Выйдя из ванной, я уселся на диван, выбрав наилучшую позицию для наблюдения за членами семейства Фолетти: в поле моего обзора были все их перемещения между кухней, елкой, камином и другими комнатами. Сильно пахло смолой, ее источали деревянные балки, деревянные стены, даже мебель. Нина ушла в свою комнату в глубине дома, Марианна с Витторио в свою, Джеф-Джузеппе, скрестив ноги, сидел на полу перед телевизором и смотрел викторину, хотя непонятно, что он там видел, потому что изображение было не в фокусе и вдобавок мелькало.
– А получше ничего нет? – спрашиваю как можно недружелюбней, глядя на экран, не на него.
Он смущенно разводит руками и начинает объяснять:
– Это единственный канал, который ловится.
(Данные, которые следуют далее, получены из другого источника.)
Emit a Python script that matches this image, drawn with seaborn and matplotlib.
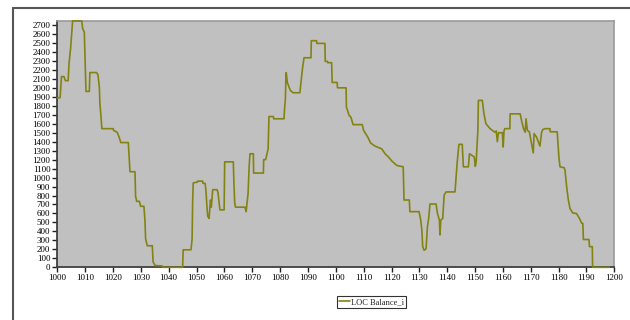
import pandas as pd
import matplotlib
matplotlib.use('Agg')
import matplotlib.pyplot as plt
import seaborn as sns
from matplotlib.lines import Line2D

# LOC balance (break points of the stepped line)
day = [1000.0, 1001.0, 1001.5, 1002.4, 1002.9, 1003.9, 1004.2, 1004.8, 1005.5, 1008.8,
       1009.1, 1009.7, 1010.0, 1010.3, 1011.5, 1011.7, 1014.1, 1014.6, 1015.1, 1015.3,
       1015.7, 1016.0, 1020.1, 1020.2, 1021.5, 1022.2, 1022.8, 1025.5, 1025.9, 1026.1,
       1027.9, 1028.1, 1028.5, 1029.5, 1029.9, 1031.1, 1031.5, 1031.7, 1032.3, 1034.1,
       1034.4, 1035.1, 1037.7, 1037.9, 1045.0, 1045.2, 1048.0, 1048.4, 1048.6, 1048.8,
       1050.3, 1050.4, 1052.2, 1052.3, 1053.1, 1053.4, 1053.7, 1054.0, 1054.5, 1055.0,
       1055.3, 1055.8, 1057.4, 1057.7, 1058.4, 1059.9, 1060.1, 1063.2, 1063.4, 1063.7,
       1064.0, 1067.4, 1067.8, 1068.5, 1068.9, 1069.2, 1070.4, 1070.5, 1074.0, 1074.1,
       1074.8, 1075.0, 1075.7, 1076.0, 1077.6, 1077.7, 1081.4, 1081.6, 1081.9, 1082.1,
       1082.2, 1082.6, 1083.3, 1083.7, 1084.7, 1087.1, 1087.3, 1087.7, 1088.1, 1088.6,
       1091.1, 1091.2, 1093.1, 1093.2, 1096.1, 1096.2, 1097.0, 1097.1, 1098.5, 1098.7,
       1100.5, 1100.6, 1103.7, 1103.8, 1104.2, 1104.8, 1105.3, 1105.6, 1106.2, 1109.5,
       1110.0, 1111.5, 1112.5, 1114.1, 1116.5, 1117.7, 1118.9, 1120.1, 1121.9, 1124.2,
       1124.5, 1126.4, 1126.6, 1129.9, 1130.5, 1130.9, 1131.2, 1131.7, 1132.4, 1132.9,
       1133.4, 1133.8, 1136.0, 1136.5, 1137.2, 1137.4, 1137.7, 1138.4, 1138.9, 1139.6,
       1142.8, 1143.1, 1143.6, 1144.2, 1145.4, 1145.8, 1147.6, 1148.0, 1149.7, 1150.1,
       1150.4, 1151.0, 1151.2, 1152.6, 1153.2, 1153.9, 1155.4, 1157.1, 1157.6, 1158.0,
       1158.4, 1159.8, 1160.1, 1160.4, 1160.7, 1162.5, 1162.6, 1166.2, 1166.7, 1167.4,
       1168.0, 1168.3, 1168.8, 1169.5, 1170.9, 1171.2, 1172.1, 1173.3, 1173.9, 1174.3,
       1175.1, 1176.9, 1177.0, 1179.5, 1180.1, 1180.5, 1182.0, 1182.3, 1182.9, 1183.5,
       1184.1, 1185.1, 1186.4, 1187.5, 1188.3, 1188.7, 1188.9, 1190.9, 1191.1, 1192.1,
       1192.2, 1198.2]
balance = [1890, 1890, 2125, 2125, 2080, 2080, 2265, 2450, 2745, 2745,
           2660, 2620, 2300, 1960, 1960, 2170, 2170, 2145, 2005, 1825,
           1675, 1545, 1545, 1525, 1505, 1450, 1390, 1390, 1175, 1065,
           1065, 795, 735, 735, 680, 680, 510, 320, 240, 240,
           60, 20, 15, 0, 0, 195, 195, 315, 735, 940,
           950, 960, 960, 935, 935, 840, 690, 570, 545, 750,
           670, 865, 865, 830, 640, 640, 1175, 1175, 955, 715,
           670, 670, 620, 825, 1135, 1265, 1265, 1050, 1050, 1200,
           1200, 1225, 1320, 1680, 1680, 1655, 1655, 1765, 1875, 2140,
           2170, 2060, 2000, 1970, 1945, 1945, 2005, 2120, 2230, 2335,
           2335, 2525, 2525, 2495, 2495, 2295, 2295, 2280, 2280, 2060,
           2060, 2000, 2000, 1785, 1750, 1690, 1680, 1655, 1590, 1590,
           1525, 1450, 1385, 1350, 1320, 1265, 1230, 1185, 1135, 1120,
           750, 750, 620, 620, 525, 415, 230, 190, 205, 450,
           560, 705, 705, 600, 525, 360, 525, 545, 805, 840,
           840, 970, 1175, 1370, 1370, 1120, 1120, 1265, 1230, 1125,
           1175, 1520, 1860, 1860, 1710, 1600, 1545, 1505, 1520, 1400,
           1500, 1500, 1340, 1520, 1545, 1545, 1710, 1710, 1635, 1545,
           1505, 1655, 1525, 1510, 1275, 1490, 1450, 1350, 1505, 1535,
           1545, 1545, 1510, 1510, 1230, 1120, 1110, 1080, 895, 750,
           655, 605, 600, 545, 490, 490, 310, 310, 230, 230,
           0, 0]

x_ticks = list(range(1000, 1201, 10))
y_ticks = list(range(0, 2701, 100))
series_label = 'LOC Balance_i'

df = pd.DataFrame({'day': day, 'balance': balance})

sns.set_theme(style='white')
plt.rcParams['font.family'] = ['Liberation Serif', 'DejaVu Serif']

line_color = '#838313'

fig = plt.figure(figsize=(6.3, 3.2), dpi=100)
ax = fig.add_axes([57.3 / 630, 1 - 267.3 / 320, (614.3 - 57.3) / 630, (267.3 - 20.7) / 320])
ax.set_facecolor('#c0c0c0')

sns.lineplot(data=df, x='day', y='balance', ax=ax, color=line_color, linewidth=1.2,
             estimator=None, sort=False, label=series_label)
# keep the zero-level and top stretches visible over the spines
for ln in ax.get_lines():
    ln.set_clip_on(False)
    ln.set_zorder(3)

ax.set_xlim(1000, 1200)
ax.set_ylim(0, 2748)
ax.set_xticks(x_ticks)
ax.set_yticks(y_ticks)
ax.set_xlabel('')
ax.set_ylabel('')
ax.tick_params(axis='both', which='major', direction='out', length=3.5, width=1,
               color='#202020', labelsize=6.5, pad=1.5, labelcolor='black')
ax.tick_params(axis='y', left=True)
ax.tick_params(axis='x', bottom=True)

for side in ['top', 'right']:
    ax.spines[side].set_color('#9a9a9a')
    ax.spines[side].set_linewidth(1.2)
for side in ['left', 'bottom']:
    ax.spines[side].set_color('#404040')
    ax.spines[side].set_linewidth(1.3)

# legend below the plot
leg = ax.legend(loc='upper left', bbox_to_anchor=(337 / 630, 1 - 296 / 320),
                bbox_transform=fig.transFigure, fontsize=6, frameon=True,
                fancybox=False, edgecolor='black', handlelength=1.3,
                handletextpad=0.15, borderpad=0.25, borderaxespad=0)
leg.get_frame().set_linewidth(0.8)

# outer frame (top and left edges visible)
fig.add_artist(Line2D([12.5 / 630, 1.0], [1 - 8 / 320, 1 - 8 / 320],
                      transform=fig.transFigure, color='#555555', linewidth=1.5))
fig.add_artist(Line2D([12.5 / 630, 12.5 / 630], [0.0, 1 - 8 / 320],
                      transform=fig.transFigure, color='#555555', linewidth=1.5))

plt.savefig('out.png', dpi=100)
Мама не хочет ставить спутниковую антенну, она считает, что мы тогда целые дни будем проводить у телевизора.
– А что ты считаешь?
Он смотрит на меня непонимающим взглядом и молчит, только рот открывает, как рыба. Тут появляется его мать, уже в другом наряде, хотя цвета все те же: белый и нежно-абрикосовый.
– Оторвись ты, – говорит она Джефу-Джузеппе, – и иди одеваться. Мы уже готовы.
Тот моментально исчезает, а она, повернувшись ко мне вполоборота, спрашивает:
– Ты будешь отдыхать или хочешь поехать с нами в Кундалини-Холл?
Вопрос из той же серии, на который нельзя честно ответить: устал, мол, и предпочел бы никуда не ездить. В ее улыбке и голубом немигающем взгляде нетерпеливое ожидание, тело под мягко спадающей шерстяной одеждой напряжено: она готова к выполнению программы, в которой альтернативные решения не предусмотрены. Появляются Витторио, Нина, а за ними – Джеф-Джузеппе все трое тоже переоделись, и тоже во все светлое. Глядя перед собой и улыбаясь уже другими улыбками, они направляются к раздвижной двери.
Тоже иду в барокамеру, обуваюсь, одеваюсь и вслед за всем семейством выползаю на мороз, оплакивая диван, с которого меня согнали, защищенное тепло гостиной. Что, спрашивается, заставляет меня плыть по течению, не зная, куда и зачем: трусость, инертность, бесцельное ленивое любопытство? Вечно я позволяю собой помыкать, даже виду не подаю, что внутри у меня все кипит от злости, но рано или поздно я дам выход своим чувствам, просто мне надо для этого сначала освоить незнакомую территорию, узнать, кто на ней обитает, а это требует времени, потому что я медленно расшифровываю импульсы, медленно перевариваю обстановку.
И вот я уже сижу в «рейнджровере» на заднем сиденье, между Джефом-Джузеппе и Ниной. Хорошо хоть ноги снова в ботинках, да и мотоциклетная куртка придает уверенности – в ее кожаной броне я снова чувствую себя самим собой. Вся семья пахнет детским мылом и миндальным молоком, только от меня воняет грязью и потом, это неприятно.